Inspired by a photography exhibition he’d seen in the streets of Boston, he created “Portraits of Pride,” which is now in its fourth round. The latest iteration of the exhibit, featuring 10-foot-tall portrait banners of people who have stood out in their communities, is now installed at the Connector/Winthrop Center Park. 

It includes 20 portraits, photographed by John Huet, including Gretchen Van Ness, executive director of LGBTQ Senior Housing, Paul Glass and Charles Evans, founders of LGBTQ+ Elders of Color, and Jerome Smith, a Dorchester resident who is the senior manager of external affairs at Amazon and Boston’s former chief of civic engagement.

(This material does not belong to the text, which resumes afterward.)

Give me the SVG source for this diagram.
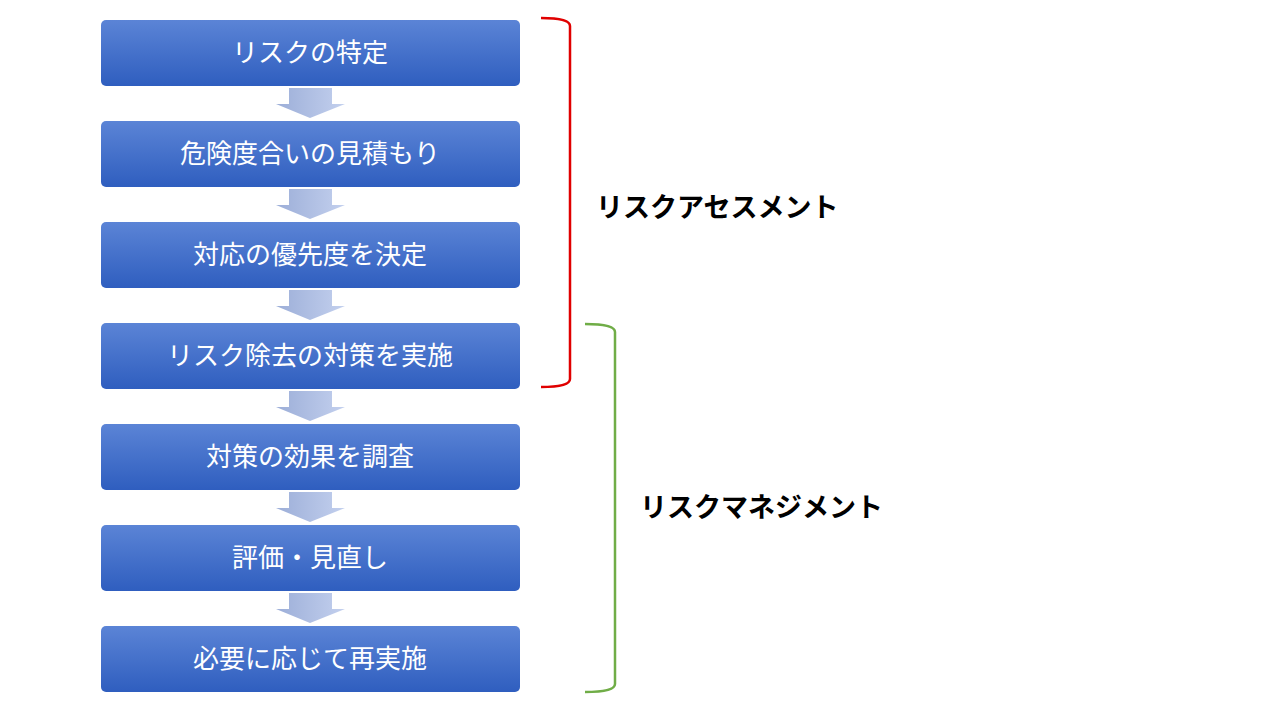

On June 11, the museum opened a new show, a collaboration between the two artistically renowned cousins, Paul Firmin, a queer Haitian artist widely known as KINI, and Rejeila Firmin, the exhibition’s curator, as the artist in residence. The presentation is at the Pryde Gallery, at 59 Harvard Ave. in Hyde Park.

“I think I’m also excited that this is a Haitian queer artist that is doing it,” Dolin said. “There is a very long history of homophobia in Haiti. So that’s easy for these two identities to be held in one body.”

The exhibition will be up until mid-September, and then will be followed by another, Dolin said.

The museum’s 2026 project is still in the works, but there are plans to have a commemoration of the 250th birthday of the United States in the spring, and then travel with it across the state in 2027 and 2028.

“So, at that point, we’re going to be evolving the name of the institution from Boston LGBTQ to Massachusetts LGBTQ,” Dolin said, “because ultimately, we’re telling the history of the state, and we want to evolve into a statewide institution.”